Quote all of the data that follows exactly as written, skipping the images.

PROVIDED MATERIAL ::
>> START
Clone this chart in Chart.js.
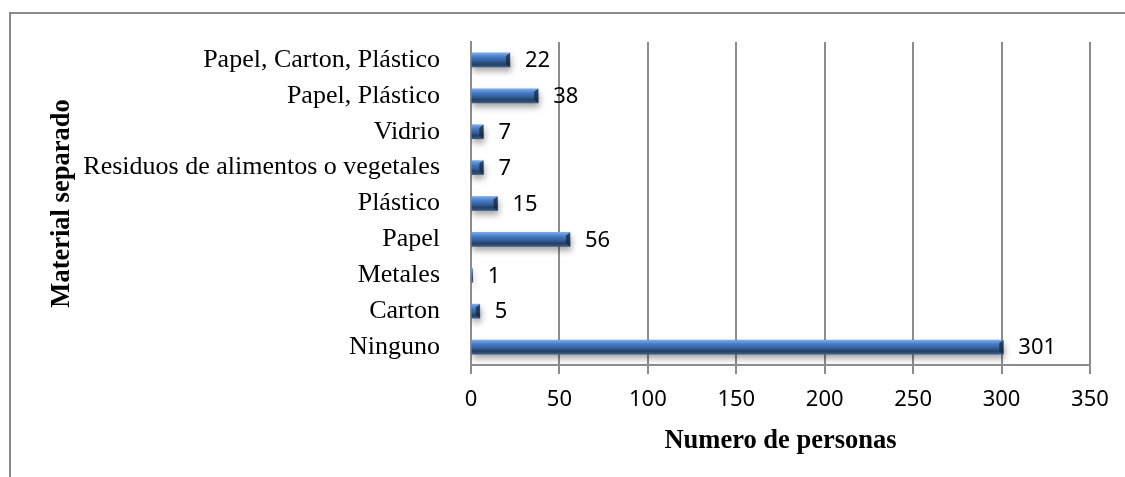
<!DOCTYPE html>
<html>
<head>
<meta charset="utf-8">
<script src="https://cdn.jsdelivr.net/npm/chart.js@4.4.1/dist/chart.umd.min.js"></script>
<style>
  html, body { margin: 0; padding: 0; background: #ffffff; }
  #wrap { position: relative; width: 1125px; height: 477px; }
</style>
</head>
<body>
<div id="wrap"><canvas id="c" width="1125" height="477"></canvas></div>
<script>
const categories = [
  "Papel, Carton, Plástico",
  "Papel, Plástico",
  "Vidrio",
  "Residuos de alimentos o vegetales",
  "Plástico",
  "Papel",
  "Metales",
  "Carton",
  "Ninguno"
];
const values = [22, 38, 7, 7, 15, 56, 1, 5, 301];
const xTicks = [0, 50, 100, 150, 200, 250, 300, 350];
const xTitle = "Numero de personas";
const yTitle = "Material separado";

const frame = {
  id: 'frame',
  beforeDraw(chart) {
    const ctx = chart.ctx;
    ctx.save();
    ctx.fillStyle = '#ffffff';
    ctx.fillRect(0, 0, chart.width, chart.height);
    ctx.fillStyle = '#8a8a8a';
    ctx.fillRect(9, 12, 2, chart.height - 12);
    ctx.fillRect(9, 12, chart.width - 9, 2);
    ctx.restore();
  }
};

const shadow = {
  id: 'shadow',
  beforeDatasetDraw(chart) {
    const ctx = chart.ctx;
    ctx.save();
    ctx.shadowColor = 'rgba(0,0,0,0.35)';
    ctx.shadowBlur = 6;
    ctx.shadowOffsetX = 1;
    ctx.shadowOffsetY = 4;
  },
  afterDatasetDraw(chart) {
    chart.ctx.restore();
    const ctx = chart.ctx;
    const meta = chart.getDatasetMeta(0);
    ctx.save();
    meta.data.forEach((bar) => {
      const w = bar.x - bar.base;
      if (w < 6) return;
      const h = bar.height;
      const top = bar.y - h / 2, bottom = bar.y + h / 2;
      ctx.fillStyle = 'rgba(20,40,70,0.75)';
      ctx.beginPath();
      ctx.moveTo(bar.x - 4, top + 3);
      ctx.lineTo(bar.x, top);
      ctx.lineTo(bar.x, bottom);
      ctx.lineTo(bar.x - 4, bottom - 3);
      ctx.closePath();
      ctx.fill();
    });
    ctx.restore();
  }
};

const labels = {
  id: 'valueLabels',
  afterDatasetsDraw(chart) {
    const ctx = chart.ctx;
    const meta = chart.getDatasetMeta(0);
    ctx.save();
    ctx.fillStyle = '#000000';
    ctx.font = '22px "Noto Sans"';
    ctx.textAlign = 'left';
    ctx.textBaseline = 'middle';
    meta.data.forEach((bar, i) => {
      ctx.fillText(String(values[i]), bar.x + 15, bar.y + 1);
    });
    ctx.restore();
  }
};

function barFill(context) {
  const chart = context.chart;
  const ys = chart.scales && chart.scales.y;
  if (!ys || context.dataIndex === undefined) return '#3c6fb4';
  const c = ys.getPixelForValue(context.dataIndex);
  if (!isFinite(c)) return '#3c6fb4';
  const g = chart.ctx.createLinearGradient(0, c - 7, 0, c + 7);
  g.addColorStop(0, '#7aaae8');
  g.addColorStop(0.3, '#4479c4');
  g.addColorStop(0.55, '#3462a0');
  g.addColorStop(0.8, '#253f63');
  g.addColorStop(1, '#3b5c88');
  return g;
}

new Chart(document.getElementById('c'), {
  type: 'bar',
  data: {
    labels: categories,
    datasets: [{
      data: values,
      backgroundColor: barFill,
      borderWidth: 0,
      barThickness: 14
    }]
  },
  plugins: [frame, shadow, labels],
  options: {
    indexAxis: 'y',
    responsive: false,
    animation: false,
    layout: { padding: { top: 42, right: 35, bottom: 0, left: 0 } },
    plugins: { legend: { display: false }, tooltip: { enabled: false } },
    scales: {
      x: {
        min: 0,
        max: 350,
        afterBuildTicks(scale) { scale.ticks = xTicks.map(v => ({ value: v })); },
        afterFit(scale) { scale.height = 112; },
        grid: { color: '#8c8c8c', lineWidth: 2, tickLength: 9, drawTicks: true },
        border: { display: true, color: '#8c8c8c', width: 2 },
        ticks: {
          color: '#000000',
          font: { family: 'Noto Sans', size: 22 },
          padding: 13,
          maxRotation: 0
        },
        title: {
          display: true,
          text: xTitle,
          color: '#000000',
          font: { family: 'Liberation Serif', size: 26.5, weight: 'bold' },
          padding: { top: 0, bottom: 20 }
        }
      },
      y: {
        afterFit(scale) { scale.width = 471; },
        grid: { display: false },
        border: { display: true, color: '#8c8c8c', width: 2 },
        ticks: {
          color: '#000000',
          font: { family: 'Liberation Serif', size: 26 },
          padding: 23,
          autoSkip: false
        },
        title: {
          display: true,
          text: yTitle,
          color: '#000000',
          font: { family: 'Liberation Serif', size: 26.5, weight: 'bold' },
          padding: { top: 46, bottom: 0 }
        }
      }
    }
  }
});
</script>
</body>
</html>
>> END
ANSWER ::
Clone this chart in Chart.js.
<!DOCTYPE html>
<html>
<head>
<meta charset="utf-8">
<script src="https://cdn.jsdelivr.net/npm/chart.js@4.4.1/dist/chart.umd.min.js"></script>
<style>
  html, body { margin: 0; padding: 0; background: #ffffff; }
  #wrap { position: relative; width: 1125px; height: 477px; }
</style>
</head>
<body>
<div id="wrap"><canvas id="c" width="1125" height="477"></canvas></div>
<script>
const categories = [
  "Papel, Carton, Plástico",
  "Papel, Plástico",
  "Vidrio",
  "Residuos de alimentos o vegetales",
  "Plástico",
  "Papel",
  "Metales",
  "Carton",
  "Ninguno"
];
const values = [22, 38, 7, 7, 15, 56, 1, 5, 301];
const xTicks = [0, 50, 100, 150, 200, 250, 300, 350];
const xTitle = "Numero de personas";
const yTitle = "Material separado";

const frame = {
  id: 'frame',
  beforeDraw(chart) {
    const ctx = chart.ctx;
    ctx.save();
    ctx.fillStyle = '#ffffff';
    ctx.fillRect(0, 0, chart.width, chart.height);
    ctx.fillStyle = '#8a8a8a';
    ctx.fillRect(9, 12, 2, chart.height - 12);
    ctx.fillRect(9, 12, chart.width - 9, 2);
    ctx.restore();
  }
};

const shadow = {
  id: 'shadow',
  beforeDatasetDraw(chart) {
    const ctx = chart.ctx;
    ctx.save();
    ctx.shadowColor = 'rgba(0,0,0,0.35)';
    ctx.shadowBlur = 6;
    ctx.shadowOffsetX = 1;
    ctx.shadowOffsetY = 4;
  },
  afterDatasetDraw(chart) {
    chart.ctx.restore();
    const ctx = chart.ctx;
    const meta = chart.getDatasetMeta(0);
    ctx.save();
    meta.data.forEach((bar) => {
      const w = bar.x - bar.base;
      if (w < 6) return;
      const h = bar.height;
      const top = bar.y - h / 2, bottom = bar.y + h / 2;
      ctx.fillStyle = 'rgba(20,40,70,0.75)';
      ctx.beginPath();
      ctx.moveTo(bar.x - 4, top + 3);
      ctx.lineTo(bar.x, top);
      ctx.lineTo(bar.x, bottom);
      ctx.lineTo(bar.x - 4, bottom - 3);
      ctx.closePath();
      ctx.fill();
    });
    ctx.restore();
  }
};

const labels = {
  id: 'valueLabels',
  afterDatasetsDraw(chart) {
    const ctx = chart.ctx;
    const meta = chart.getDatasetMeta(0);
    ctx.save();
    ctx.fillStyle = '#000000';
    ctx.font = '22px "Noto Sans"';
    ctx.textAlign = 'left';
    ctx.textBaseline = 'middle';
    meta.data.forEach((bar, i) => {
      ctx.fillText(String(values[i]), bar.x + 15, bar.y + 1);
    });
    ctx.restore();
  }
};

function barFill(context) {
  const chart = context.chart;
  const ys = chart.scales && chart.scales.y;
  if (!ys || context.dataIndex === undefined) return '#3c6fb4';
  const c = ys.getPixelForValue(context.dataIndex);
  if (!isFinite(c)) return '#3c6fb4';
  const g = chart.ctx.createLinearGradient(0, c - 7, 0, c + 7);
  g.addColorStop(0, '#7aaae8');
  g.addColorStop(0.3, '#4479c4');
  g.addColorStop(0.55, '#3462a0');
  g.addColorStop(0.8, '#253f63');
  g.addColorStop(1, '#3b5c88');
  return g;
}

new Chart(document.getElementById('c'), {
  type: 'bar',
  data: {
    labels: categories,
    datasets: [{
      data: values,
      backgroundColor: barFill,
      borderWidth: 0,
      barThickness: 14
    }]
  },
  plugins: [frame, shadow, labels],
  options: {
    indexAxis: 'y',
    responsive: false,
    animation: false,
    layout: { padding: { top: 42, right: 35, bottom: 0, left: 0 } },
    plugins: { legend: { display: false }, tooltip: { enabled: false } },
    scales: {
      x: {
        min: 0,
        max: 350,
        afterBuildTicks(scale) { scale.ticks = xTicks.map(v => ({ value: v })); },
        afterFit(scale) { scale.height = 112; },
        grid: { color: '#8c8c8c', lineWidth: 2, tickLength: 9, drawTicks: true },
        border: { display: true, color: '#8c8c8c', width: 2 },
        ticks: {
          color: '#000000',
          font: { family: 'Noto Sans', size: 22 },
          padding: 13,
          maxRotation: 0
        },
        title: {
          display: true,
          text: xTitle,
          color: '#000000',
          font: { family: 'Liberation Serif', size: 26.5, weight: 'bold' },
          padding: { top: 0, bottom: 20 }
        }
      },
      y: {
        afterFit(scale) { scale.width = 471; },
        grid: { display: false },
        border: { display: true, color: '#8c8c8c', width: 2 },
        ticks: {
          color: '#000000',
          font: { family: 'Liberation Serif', size: 26 },
          padding: 23,
          autoSkip: false
        },
        title: {
          display: true,
          text: yTitle,
          color: '#000000',
          font: { family: 'Liberation Serif', size: 26.5, weight: 'bold' },
          padding: { top: 46, bottom: 0 }
        }
      }
    }
  }
});
</script>
</body>
</html>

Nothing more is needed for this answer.